**WHAT YOU ARE ASKED TO DO**: Begin with the line that contains "Recreate this image as a web page that uses Apache" and end with the line that contains "const errorData = meanValues.map((v, i)": copy that span of lines exactly, and nothing outside it.
[ENTRIES start]
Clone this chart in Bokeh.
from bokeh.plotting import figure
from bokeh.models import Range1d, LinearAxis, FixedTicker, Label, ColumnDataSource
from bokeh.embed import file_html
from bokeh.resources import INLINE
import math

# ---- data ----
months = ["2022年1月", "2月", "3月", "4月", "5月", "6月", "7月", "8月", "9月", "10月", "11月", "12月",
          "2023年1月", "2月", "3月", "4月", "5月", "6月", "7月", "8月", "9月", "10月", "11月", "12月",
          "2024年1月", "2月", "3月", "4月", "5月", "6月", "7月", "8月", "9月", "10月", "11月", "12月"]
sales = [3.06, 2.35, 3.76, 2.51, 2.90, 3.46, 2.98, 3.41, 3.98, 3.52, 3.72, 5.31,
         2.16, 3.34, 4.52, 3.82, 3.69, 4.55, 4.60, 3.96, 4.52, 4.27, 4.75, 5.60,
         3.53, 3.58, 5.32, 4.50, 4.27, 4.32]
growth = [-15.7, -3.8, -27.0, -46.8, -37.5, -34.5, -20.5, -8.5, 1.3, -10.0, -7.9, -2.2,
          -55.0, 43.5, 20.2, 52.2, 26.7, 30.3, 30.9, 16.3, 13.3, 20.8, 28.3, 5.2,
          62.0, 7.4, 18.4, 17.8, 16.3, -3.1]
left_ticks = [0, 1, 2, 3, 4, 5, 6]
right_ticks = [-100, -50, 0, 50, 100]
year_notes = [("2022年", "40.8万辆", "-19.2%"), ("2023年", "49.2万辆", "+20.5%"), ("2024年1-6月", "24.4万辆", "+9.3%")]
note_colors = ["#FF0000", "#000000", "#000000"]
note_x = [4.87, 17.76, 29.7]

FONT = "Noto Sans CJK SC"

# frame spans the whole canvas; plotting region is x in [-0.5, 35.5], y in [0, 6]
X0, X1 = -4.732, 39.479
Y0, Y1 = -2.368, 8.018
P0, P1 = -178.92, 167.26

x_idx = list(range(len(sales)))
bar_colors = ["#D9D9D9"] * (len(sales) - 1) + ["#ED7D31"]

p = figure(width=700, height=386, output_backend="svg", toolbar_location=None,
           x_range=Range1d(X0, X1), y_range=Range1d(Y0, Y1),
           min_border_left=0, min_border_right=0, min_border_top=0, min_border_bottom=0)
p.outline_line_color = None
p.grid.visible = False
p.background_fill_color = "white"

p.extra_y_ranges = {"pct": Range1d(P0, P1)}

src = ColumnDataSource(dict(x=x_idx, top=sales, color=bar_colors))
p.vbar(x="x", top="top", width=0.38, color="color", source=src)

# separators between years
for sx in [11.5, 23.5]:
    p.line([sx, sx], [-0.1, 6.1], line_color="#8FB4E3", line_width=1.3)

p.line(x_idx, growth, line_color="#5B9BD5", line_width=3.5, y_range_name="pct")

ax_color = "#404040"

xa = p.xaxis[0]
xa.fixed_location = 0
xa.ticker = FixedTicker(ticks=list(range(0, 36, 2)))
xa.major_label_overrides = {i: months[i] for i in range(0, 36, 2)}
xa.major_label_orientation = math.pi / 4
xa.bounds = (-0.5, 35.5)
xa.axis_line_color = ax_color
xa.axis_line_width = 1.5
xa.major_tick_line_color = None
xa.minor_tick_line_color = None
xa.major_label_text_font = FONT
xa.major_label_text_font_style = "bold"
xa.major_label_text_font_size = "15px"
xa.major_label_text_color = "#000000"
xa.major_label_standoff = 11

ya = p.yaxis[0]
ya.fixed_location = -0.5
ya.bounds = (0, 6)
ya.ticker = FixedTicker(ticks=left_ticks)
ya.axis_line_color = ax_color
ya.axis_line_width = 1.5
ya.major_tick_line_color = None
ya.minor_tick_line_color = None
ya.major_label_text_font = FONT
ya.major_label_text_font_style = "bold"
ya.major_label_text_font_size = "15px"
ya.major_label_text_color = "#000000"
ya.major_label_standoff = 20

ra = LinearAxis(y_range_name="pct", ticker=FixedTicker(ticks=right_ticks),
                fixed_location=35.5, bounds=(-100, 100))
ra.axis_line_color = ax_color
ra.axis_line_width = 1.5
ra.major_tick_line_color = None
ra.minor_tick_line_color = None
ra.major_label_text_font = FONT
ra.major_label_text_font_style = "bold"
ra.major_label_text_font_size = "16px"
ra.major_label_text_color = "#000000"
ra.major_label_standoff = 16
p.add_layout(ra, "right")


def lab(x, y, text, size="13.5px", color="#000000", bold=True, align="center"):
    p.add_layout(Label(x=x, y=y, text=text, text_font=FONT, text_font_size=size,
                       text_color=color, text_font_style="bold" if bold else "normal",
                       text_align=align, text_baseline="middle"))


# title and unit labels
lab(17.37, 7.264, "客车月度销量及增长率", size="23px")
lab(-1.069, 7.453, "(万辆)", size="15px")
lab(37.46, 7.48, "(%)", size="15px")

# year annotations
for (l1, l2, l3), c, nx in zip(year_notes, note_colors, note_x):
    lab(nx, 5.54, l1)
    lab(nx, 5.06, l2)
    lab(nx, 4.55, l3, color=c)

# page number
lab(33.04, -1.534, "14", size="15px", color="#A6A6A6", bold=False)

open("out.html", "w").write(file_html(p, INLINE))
[ENTRIES end]
[ENTRIES start]
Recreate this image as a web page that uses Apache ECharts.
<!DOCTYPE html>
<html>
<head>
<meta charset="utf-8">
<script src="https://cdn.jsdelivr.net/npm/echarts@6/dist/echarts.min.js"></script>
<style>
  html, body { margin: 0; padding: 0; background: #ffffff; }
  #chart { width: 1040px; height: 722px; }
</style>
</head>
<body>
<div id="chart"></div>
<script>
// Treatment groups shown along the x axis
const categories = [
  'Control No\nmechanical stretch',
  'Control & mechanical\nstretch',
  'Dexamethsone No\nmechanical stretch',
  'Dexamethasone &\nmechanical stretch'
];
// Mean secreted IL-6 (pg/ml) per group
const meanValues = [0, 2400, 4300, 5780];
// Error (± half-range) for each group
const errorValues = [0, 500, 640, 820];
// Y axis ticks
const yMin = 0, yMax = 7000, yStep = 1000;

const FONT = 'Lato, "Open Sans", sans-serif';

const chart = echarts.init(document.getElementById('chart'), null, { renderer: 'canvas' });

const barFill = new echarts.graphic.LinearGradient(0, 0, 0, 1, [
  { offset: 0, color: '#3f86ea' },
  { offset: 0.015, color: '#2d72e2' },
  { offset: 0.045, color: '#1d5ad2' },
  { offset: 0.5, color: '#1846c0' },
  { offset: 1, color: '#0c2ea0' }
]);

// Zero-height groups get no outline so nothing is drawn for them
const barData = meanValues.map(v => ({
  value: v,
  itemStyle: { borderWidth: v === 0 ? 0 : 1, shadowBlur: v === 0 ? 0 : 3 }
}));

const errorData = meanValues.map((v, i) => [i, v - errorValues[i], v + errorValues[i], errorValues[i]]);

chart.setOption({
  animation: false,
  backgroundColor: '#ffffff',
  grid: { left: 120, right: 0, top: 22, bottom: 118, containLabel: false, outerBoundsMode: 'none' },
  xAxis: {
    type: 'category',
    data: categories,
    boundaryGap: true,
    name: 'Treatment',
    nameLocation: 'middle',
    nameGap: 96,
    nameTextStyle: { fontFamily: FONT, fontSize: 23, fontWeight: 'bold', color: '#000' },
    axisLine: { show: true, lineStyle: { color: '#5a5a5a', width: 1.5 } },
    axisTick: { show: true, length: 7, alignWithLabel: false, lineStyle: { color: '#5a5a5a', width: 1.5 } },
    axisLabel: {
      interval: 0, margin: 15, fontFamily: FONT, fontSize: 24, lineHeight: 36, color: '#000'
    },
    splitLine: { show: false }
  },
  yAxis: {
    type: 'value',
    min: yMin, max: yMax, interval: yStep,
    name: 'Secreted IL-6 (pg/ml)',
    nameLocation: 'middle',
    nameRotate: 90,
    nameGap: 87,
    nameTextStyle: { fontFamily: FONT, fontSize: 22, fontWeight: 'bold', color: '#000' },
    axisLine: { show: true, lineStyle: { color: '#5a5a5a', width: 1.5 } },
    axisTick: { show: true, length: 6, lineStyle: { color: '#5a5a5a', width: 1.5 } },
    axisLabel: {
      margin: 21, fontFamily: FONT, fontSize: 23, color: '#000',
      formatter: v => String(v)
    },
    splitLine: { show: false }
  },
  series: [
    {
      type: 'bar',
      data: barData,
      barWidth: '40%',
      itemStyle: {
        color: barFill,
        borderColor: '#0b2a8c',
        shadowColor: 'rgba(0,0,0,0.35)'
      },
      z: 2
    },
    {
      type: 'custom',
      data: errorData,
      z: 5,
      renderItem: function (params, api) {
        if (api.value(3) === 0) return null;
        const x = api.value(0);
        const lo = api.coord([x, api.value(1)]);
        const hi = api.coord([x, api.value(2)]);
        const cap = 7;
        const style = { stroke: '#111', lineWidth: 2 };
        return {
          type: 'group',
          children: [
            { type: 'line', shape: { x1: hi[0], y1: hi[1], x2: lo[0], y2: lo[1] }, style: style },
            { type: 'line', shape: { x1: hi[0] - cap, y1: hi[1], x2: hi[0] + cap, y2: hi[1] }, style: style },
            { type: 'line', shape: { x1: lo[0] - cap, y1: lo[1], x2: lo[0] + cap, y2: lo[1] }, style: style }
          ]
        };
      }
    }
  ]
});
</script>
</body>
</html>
[ENTRIES end]
[ENTRIES start]
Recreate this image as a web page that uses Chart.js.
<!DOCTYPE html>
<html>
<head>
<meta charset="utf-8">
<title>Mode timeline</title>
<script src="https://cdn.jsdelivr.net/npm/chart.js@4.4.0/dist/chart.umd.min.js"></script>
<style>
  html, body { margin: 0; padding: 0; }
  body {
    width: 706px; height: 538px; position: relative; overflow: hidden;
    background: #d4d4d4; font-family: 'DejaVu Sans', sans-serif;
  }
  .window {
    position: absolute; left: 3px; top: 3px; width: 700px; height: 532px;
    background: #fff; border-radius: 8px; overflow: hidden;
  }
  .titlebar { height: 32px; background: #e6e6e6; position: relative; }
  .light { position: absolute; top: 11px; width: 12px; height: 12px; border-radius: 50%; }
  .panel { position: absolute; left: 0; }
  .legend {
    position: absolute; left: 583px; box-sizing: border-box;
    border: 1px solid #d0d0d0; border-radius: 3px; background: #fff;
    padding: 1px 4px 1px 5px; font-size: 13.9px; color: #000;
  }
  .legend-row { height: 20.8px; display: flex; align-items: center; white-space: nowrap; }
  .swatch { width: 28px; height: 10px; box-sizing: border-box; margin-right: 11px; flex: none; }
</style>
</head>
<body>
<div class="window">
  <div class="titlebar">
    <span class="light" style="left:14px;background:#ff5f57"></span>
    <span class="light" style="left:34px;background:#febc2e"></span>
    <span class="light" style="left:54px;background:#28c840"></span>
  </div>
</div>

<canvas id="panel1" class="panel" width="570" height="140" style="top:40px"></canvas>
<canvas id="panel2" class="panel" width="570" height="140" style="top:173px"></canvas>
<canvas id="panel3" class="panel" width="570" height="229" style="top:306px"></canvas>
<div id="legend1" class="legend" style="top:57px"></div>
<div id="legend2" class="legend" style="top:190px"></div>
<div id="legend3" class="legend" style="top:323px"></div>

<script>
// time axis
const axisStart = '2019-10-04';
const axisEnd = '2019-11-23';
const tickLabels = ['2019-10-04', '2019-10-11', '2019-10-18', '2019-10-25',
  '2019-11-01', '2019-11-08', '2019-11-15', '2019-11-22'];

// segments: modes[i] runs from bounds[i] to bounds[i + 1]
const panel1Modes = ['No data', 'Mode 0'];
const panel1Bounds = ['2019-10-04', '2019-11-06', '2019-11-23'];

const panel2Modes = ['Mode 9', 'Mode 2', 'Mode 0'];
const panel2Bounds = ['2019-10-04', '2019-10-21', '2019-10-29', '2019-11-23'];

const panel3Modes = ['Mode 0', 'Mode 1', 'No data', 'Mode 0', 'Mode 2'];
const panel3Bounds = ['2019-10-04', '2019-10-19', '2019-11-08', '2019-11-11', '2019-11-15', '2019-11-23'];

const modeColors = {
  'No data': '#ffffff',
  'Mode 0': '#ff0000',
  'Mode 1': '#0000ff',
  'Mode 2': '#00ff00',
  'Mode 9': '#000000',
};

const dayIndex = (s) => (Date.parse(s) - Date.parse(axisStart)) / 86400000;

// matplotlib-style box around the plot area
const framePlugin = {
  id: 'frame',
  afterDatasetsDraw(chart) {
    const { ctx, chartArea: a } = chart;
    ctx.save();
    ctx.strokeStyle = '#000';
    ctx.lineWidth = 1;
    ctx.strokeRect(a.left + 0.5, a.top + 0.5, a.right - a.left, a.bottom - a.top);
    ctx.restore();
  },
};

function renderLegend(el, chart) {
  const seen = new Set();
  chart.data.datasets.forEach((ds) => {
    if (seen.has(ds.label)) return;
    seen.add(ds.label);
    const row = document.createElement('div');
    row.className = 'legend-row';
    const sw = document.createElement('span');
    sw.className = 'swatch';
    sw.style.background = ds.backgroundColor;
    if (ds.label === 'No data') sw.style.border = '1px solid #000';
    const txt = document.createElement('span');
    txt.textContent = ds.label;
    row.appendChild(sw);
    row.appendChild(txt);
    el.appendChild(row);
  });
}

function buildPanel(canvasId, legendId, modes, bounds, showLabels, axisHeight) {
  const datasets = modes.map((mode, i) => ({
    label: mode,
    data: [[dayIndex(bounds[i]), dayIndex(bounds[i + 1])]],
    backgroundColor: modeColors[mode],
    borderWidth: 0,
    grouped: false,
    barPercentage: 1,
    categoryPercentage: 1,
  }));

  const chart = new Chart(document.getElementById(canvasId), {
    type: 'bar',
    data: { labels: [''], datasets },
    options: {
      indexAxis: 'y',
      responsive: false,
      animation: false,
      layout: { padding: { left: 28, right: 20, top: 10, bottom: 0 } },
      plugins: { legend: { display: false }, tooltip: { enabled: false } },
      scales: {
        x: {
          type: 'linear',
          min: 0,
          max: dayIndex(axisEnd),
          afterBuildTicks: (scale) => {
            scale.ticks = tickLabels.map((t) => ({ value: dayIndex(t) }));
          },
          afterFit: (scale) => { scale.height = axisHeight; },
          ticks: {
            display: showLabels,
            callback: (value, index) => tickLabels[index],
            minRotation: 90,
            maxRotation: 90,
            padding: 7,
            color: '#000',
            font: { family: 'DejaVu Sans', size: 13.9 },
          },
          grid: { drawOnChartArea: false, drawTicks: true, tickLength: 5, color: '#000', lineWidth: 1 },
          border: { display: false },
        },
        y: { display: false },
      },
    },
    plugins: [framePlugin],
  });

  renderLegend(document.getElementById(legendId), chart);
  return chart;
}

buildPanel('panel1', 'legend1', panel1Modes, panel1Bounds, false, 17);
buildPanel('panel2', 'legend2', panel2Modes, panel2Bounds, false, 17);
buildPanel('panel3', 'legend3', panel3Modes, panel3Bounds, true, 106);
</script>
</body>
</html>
[ENTRIES end]
**ANSWER TO THE EXERCISE**:
Recreate this image as a web page that uses Apache ECharts.
<!DOCTYPE html>
<html>
<head>
<meta charset="utf-8">
<script src="https://cdn.jsdelivr.net/npm/echarts@6/dist/echarts.min.js"></script>
<style>
  html, body { margin: 0; padding: 0; background: #ffffff; }
  #chart { width: 1040px; height: 722px; }
</style>
</head>
<body>
<div id="chart"></div>
<script>
// Treatment groups shown along the x axis
const categories = [
  'Control No\nmechanical stretch',
  'Control & mechanical\nstretch',
  'Dexamethsone No\nmechanical stretch',
  'Dexamethasone &\nmechanical stretch'
];
// Mean secreted IL-6 (pg/ml) per group
const meanValues = [0, 2400, 4300, 5780];
// Error (± half-range) for each group
const errorValues = [0, 500, 640, 820];
// Y axis ticks
const yMin = 0, yMax = 7000, yStep = 1000;

const FONT = 'Lato, "Open Sans", sans-serif';

const chart = echarts.init(document.getElementById('chart'), null, { renderer: 'canvas' });

const barFill = new echarts.graphic.LinearGradient(0, 0, 0, 1, [
  { offset: 0, color: '#3f86ea' },
  { offset: 0.015, color: '#2d72e2' },
  { offset: 0.045, color: '#1d5ad2' },
  { offset: 0.5, color: '#1846c0' },
  { offset: 1, color: '#0c2ea0' }
]);

// Zero-height groups get no outline so nothing is drawn for them
const barData = meanValues.map(v => ({
  value: v,
  itemStyle: { borderWidth: v === 0 ? 0 : 1, shadowBlur: v === 0 ? 0 : 3 }
}));

const errorData = meanValues.map((v, i) => [i, v - errorValues[i], v + errorValues[i], errorValues[i]]);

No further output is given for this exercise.